Le premier recueil du poète, « Les poèmes lyriques », est marqué par les tendances symbolistes. L’artiste s’appuie sur les images poétiques folkloriques ainsi que sur les images mythologiques. Dans son monde artistique, on voit fleurir les symboles et archétypes primitifs. L’œuvre de Volodymyr Svidzyns’kyi est proche du panthéisme de Pavlo Tytchyna. Ce qui est de commun entre les deux auteurs ce n’est pas l’admiration de la nature, mais plutôt la compréhension d’un être humain, inséparable d’elle, une partie harmonique de l’Univers, l’adoration et l’ivresse par la vie, par des couleurs brillants et des mélodies radieuses de printemps, d’été, d’automne ou d’hiver. La composition monologique et dialogique des poèmes de Volodymyr Svidzyns’kyi ressemble à la structure des œuvres folkloriques. C’est pourquoi les vers du poète ne sont pas seulement de la lyrique paysagiste avec les descriptions de pittoresques endroits de la nature ukrainienne. C’est aussi, selon Ivan Dziuba, « la philosophie poétique de la nature, et plus concrètement : la vie humaine dans les images de la nature, avec "l’appartenance" à la nature ».

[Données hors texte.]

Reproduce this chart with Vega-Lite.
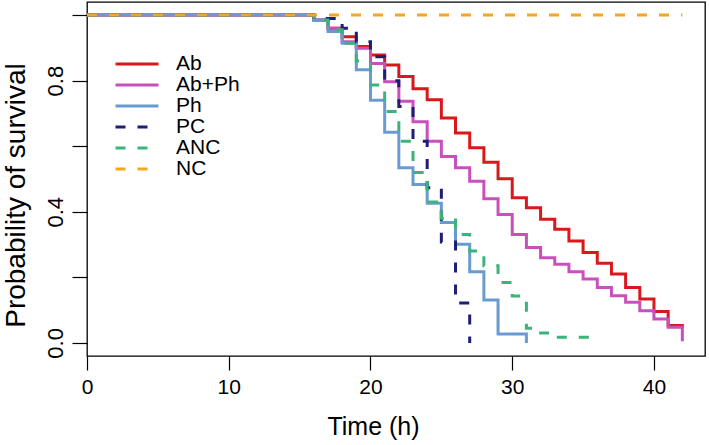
{
  "$schema": "https://vega.github.io/schema/vega-lite/v6.json",
  "width": 618,
  "height": 354,
  "autosize": {"type": "none"},
  "padding": {"left": 87, "top": 2, "right": 4, "bottom": 89},
  "background": "white",
  "config": {
    "font": "Liberation Sans",
    "view": {"stroke": "black", "strokeWidth": 1.3},
    "legend": {
      "orient": "none", "legendX": 27, "legendY": 53, "title": null,
      "symbolType": "stroke", "symbolSize": 1849, "symbolStrokeWidth": 3,
      "labelFontSize": 21, "labelColor": "black", "labelOffset": 16,
      "clipHeight": 18, "rowPadding": 0, "padding": 0
    }
  },
  "data": {"values": [
    {"group": "Ab", "t": 0, "p": 1.0},
    {"group": "Ab", "t": 16, "p": 0.985},
    {"group": "Ab", "t": 17, "p": 0.96},
    {"group": "Ab", "t": 18, "p": 0.934},
    {"group": "Ab", "t": 19, "p": 0.904},
    {"group": "Ab", "t": 20, "p": 0.878},
    {"group": "Ab", "t": 21, "p": 0.848},
    {"group": "Ab", "t": 22, "p": 0.813},
    {"group": "Ab", "t": 23, "p": 0.775},
    {"group": "Ab", "t": 24, "p": 0.742},
    {"group": "Ab", "t": 25, "p": 0.686},
    {"group": "Ab", "t": 26, "p": 0.640},
    {"group": "Ab", "t": 27, "p": 0.595},
    {"group": "Ab", "t": 28, "p": 0.551},
    {"group": "Ab", "t": 29, "p": 0.501},
    {"group": "Ab", "t": 30, "p": 0.443},
    {"group": "Ab", "t": 31, "p": 0.412},
    {"group": "Ab", "t": 32, "p": 0.377},
    {"group": "Ab", "t": 33, "p": 0.347},
    {"group": "Ab", "t": 34, "p": 0.311},
    {"group": "Ab", "t": 35, "p": 0.276},
    {"group": "Ab", "t": 36, "p": 0.243},
    {"group": "Ab", "t": 37, "p": 0.210},
    {"group": "Ab", "t": 38, "p": 0.169},
    {"group": "Ab", "t": 39, "p": 0.134},
    {"group": "Ab", "t": 40, "p": 0.096},
    {"group": "Ab", "t": 41, "p": 0.053},
    {"group": "Ab", "t": 42, "p": 0.045},
    {"group": "Ab+Ph", "t": 0, "p": 1.0},
    {"group": "Ab+Ph", "t": 16, "p": 0.985},
    {"group": "Ab+Ph", "t": 17, "p": 0.96},
    {"group": "Ab+Ph", "t": 18, "p": 0.919},
    {"group": "Ab+Ph", "t": 19, "p": 0.899},
    {"group": "Ab+Ph", "t": 20, "p": 0.852},
    {"group": "Ab+Ph", "t": 21, "p": 0.797},
    {"group": "Ab+Ph", "t": 22, "p": 0.737},
    {"group": "Ab+Ph", "t": 23, "p": 0.675},
    {"group": "Ab+Ph", "t": 24, "p": 0.615},
    {"group": "Ab+Ph", "t": 25, "p": 0.569},
    {"group": "Ab+Ph", "t": 26, "p": 0.534},
    {"group": "Ab+Ph", "t": 27, "p": 0.493},
    {"group": "Ab+Ph", "t": 28, "p": 0.440},
    {"group": "Ab+Ph", "t": 29, "p": 0.392},
    {"group": "Ab+Ph", "t": 30, "p": 0.331},
    {"group": "Ab+Ph", "t": 31, "p": 0.291},
    {"group": "Ab+Ph", "t": 32, "p": 0.260},
    {"group": "Ab+Ph", "t": 33, "p": 0.240},
    {"group": "Ab+Ph", "t": 34, "p": 0.217},
    {"group": "Ab+Ph", "t": 35, "p": 0.195},
    {"group": "Ab+Ph", "t": 36, "p": 0.169},
    {"group": "Ab+Ph", "t": 37, "p": 0.144},
    {"group": "Ab+Ph", "t": 38, "p": 0.124},
    {"group": "Ab+Ph", "t": 39, "p": 0.098},
    {"group": "Ab+Ph", "t": 40, "p": 0.073},
    {"group": "Ab+Ph", "t": 41, "p": 0.048},
    {"group": "Ab+Ph", "t": 42, "p": 0.005},
    {"group": "Ph", "t": 0, "p": 1.0},
    {"group": "Ph", "t": 16, "p": 0.985},
    {"group": "Ph", "t": 17, "p": 0.95},
    {"group": "Ph", "t": 18, "p": 0.914},
    {"group": "Ph", "t": 19, "p": 0.833},
    {"group": "Ph", "t": 20, "p": 0.74},
    {"group": "Ph", "t": 21, "p": 0.643},
    {"group": "Ph", "t": 22, "p": 0.534},
    {"group": "Ph", "t": 23, "p": 0.483},
    {"group": "Ph", "t": 24, "p": 0.426},
    {"group": "Ph", "t": 25, "p": 0.367},
    {"group": "Ph", "t": 26, "p": 0.301},
    {"group": "Ph", "t": 27, "p": 0.217},
    {"group": "Ph", "t": 28, "p": 0.131},
    {"group": "Ph", "t": 29, "p": 0.027},
    {"group": "Ph", "t": 31, "p": 0.0},
    {"group": "PC", "t": 0, "p": 1.0},
    {"group": "PC", "t": 16, "p": 0.99},
    {"group": "PC", "t": 18, "p": 0.96},
    {"group": "PC", "t": 19, "p": 0.919},
    {"group": "PC", "t": 20, "p": 0.873},
    {"group": "PC", "t": 21, "p": 0.80},
    {"group": "PC", "t": 22, "p": 0.721},
    {"group": "PC", "t": 23, "p": 0.615},
    {"group": "PC", "t": 24, "p": 0.473},
    {"group": "PC", "t": 25, "p": 0.308},
    {"group": "PC", "t": 26, "p": 0.122},
    {"group": "PC", "t": 27, "p": 0.0},
    {"group": "ANC", "t": 0, "p": 1.0},
    {"group": "ANC", "t": 16, "p": 0.985},
    {"group": "ANC", "t": 17, "p": 0.955},
    {"group": "ANC", "t": 18, "p": 0.914},
    {"group": "ANC", "t": 19, "p": 0.86},
    {"group": "ANC", "t": 20, "p": 0.787},
    {"group": "ANC", "t": 21, "p": 0.706},
    {"group": "ANC", "t": 22, "p": 0.615},
    {"group": "ANC", "t": 23, "p": 0.52},
    {"group": "ANC", "t": 24, "p": 0.43},
    {"group": "ANC", "t": 25, "p": 0.38},
    {"group": "ANC", "t": 26, "p": 0.331},
    {"group": "ANC", "t": 27, "p": 0.28},
    {"group": "ANC", "t": 28, "p": 0.235},
    {"group": "ANC", "t": 29, "p": 0.184},
    {"group": "ANC", "t": 30, "p": 0.143},
    {"group": "ANC", "t": 31, "p": 0.045},
    {"group": "ANC", "t": 32, "p": 0.03},
    {"group": "ANC", "t": 33, "p": 0.017},
    {"group": "ANC", "t": 36, "p": 0.017},
    {"group": "NC", "t": 0, "p": 1.0},
    {"group": "NC", "t": 42, "p": 1.0}
  ]},
  "mark": {"type": "line", "interpolate": "step-after", "strokeWidth": 3, "clip": true},
  "encoding": {
    "x": {
      "field": "t", "type": "quantitative",
      "scale": {"domain": [0, 43.6], "nice": false, "zero": false},
      "axis": {
        "values": [0, 10, 20, 30, 40], "title": "Time (h)", "grid": false, "domain": false,
        "tickSize": 14, "tickColor": "black", "tickWidth": 1.2,
        "labelFontSize": 21, "labelColor": "black", "labelPadding": 6, "labelFlush": false,
        "titleFontSize": 25, "titleFontWeight": "normal", "titleColor": "black",
        "titleX": 286, "titleY": 78, "titleBaseline": "alphabetic", "titleAlign": "center", "titleAnchor": null
      }
    },
    "y": {
      "field": "p", "type": "quantitative",
      "scale": {"domain": [-0.04, 1.04], "nice": false, "zero": false},
      "axis": {
        "values": [0, 0.2, 0.4, 0.6, 0.8, 1.0], "title": "Probability of survival", "grid": false, "domain": false,
        "tickSize": 15, "tickColor": "black", "tickWidth": 1.2,
        "labelAngle": 270, "labelAlign": "center", "labelBaseline": "alphabetic", "labelPadding": 10,
        "labelFontSize": 22, "labelColor": "black", "labelFlush": false, "labelOverlap": false,
        "labelExpr": "(abs(datum.value) < 0.001 || abs(datum.value - 0.4) < 0.001 || abs(datum.value - 0.8) < 0.001) ? format(datum.value, '.1f') : ''",
        "titleFontSize": 28, "titleFontWeight": "normal", "titleColor": "black",
        "titleX": -63, "titleY": 193, "titleAngle": 270, "titleBaseline": "alphabetic", "titleAlign": "center", "titleAnchor": null
      }
    },
    "color": {
      "field": "group", "type": "nominal",
      "scale": {"domain": ["Ab", "Ab+Ph", "Ph", "PC", "ANC", "NC"], "range": ["#d7191c", "#c94fbd", "#6a9bd0", "#1e1e73", "#3cb37a", "#f6a623"]},
      "legend": {"title": null}
    },
    "strokeDash": {
      "field": "group", "type": "nominal",
      "scale": {"domain": ["Ab", "Ab+Ph", "Ph", "PC", "ANC", "NC"], "range": [[1, 0], [1, 0], [1, 0], [10, 12], [10, 12], [10, 12]]},
      "legend": {"title": null}
    }
  }
}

La poésie de Volodymyr Svidzyns’kyi fait partie de la poésie ukrainienne de la première moitié du XXe s. Le poète l’a enrichie par la clarté classique du style, l’interdépendance harmonique du narrateur et de la nature, par la profondeur philosophique. Ses images et sa poétique superposées sur le fonds national, continuent la longue histoire de la poésie ukrainienne du temps de baroque et de modernisme. L’image poétique du monde de l’artiste est multiple, elle se réfère aux notions spirituelles communes à tous les êtres humains, à savoir, le Bien et le Mal, la Vie et la Mort, le Passé et l’Eternité. Le style classique de Volodymyr Svidzyns’kyi est particulièrement approfondi par l’analyse du monde intérieur humain.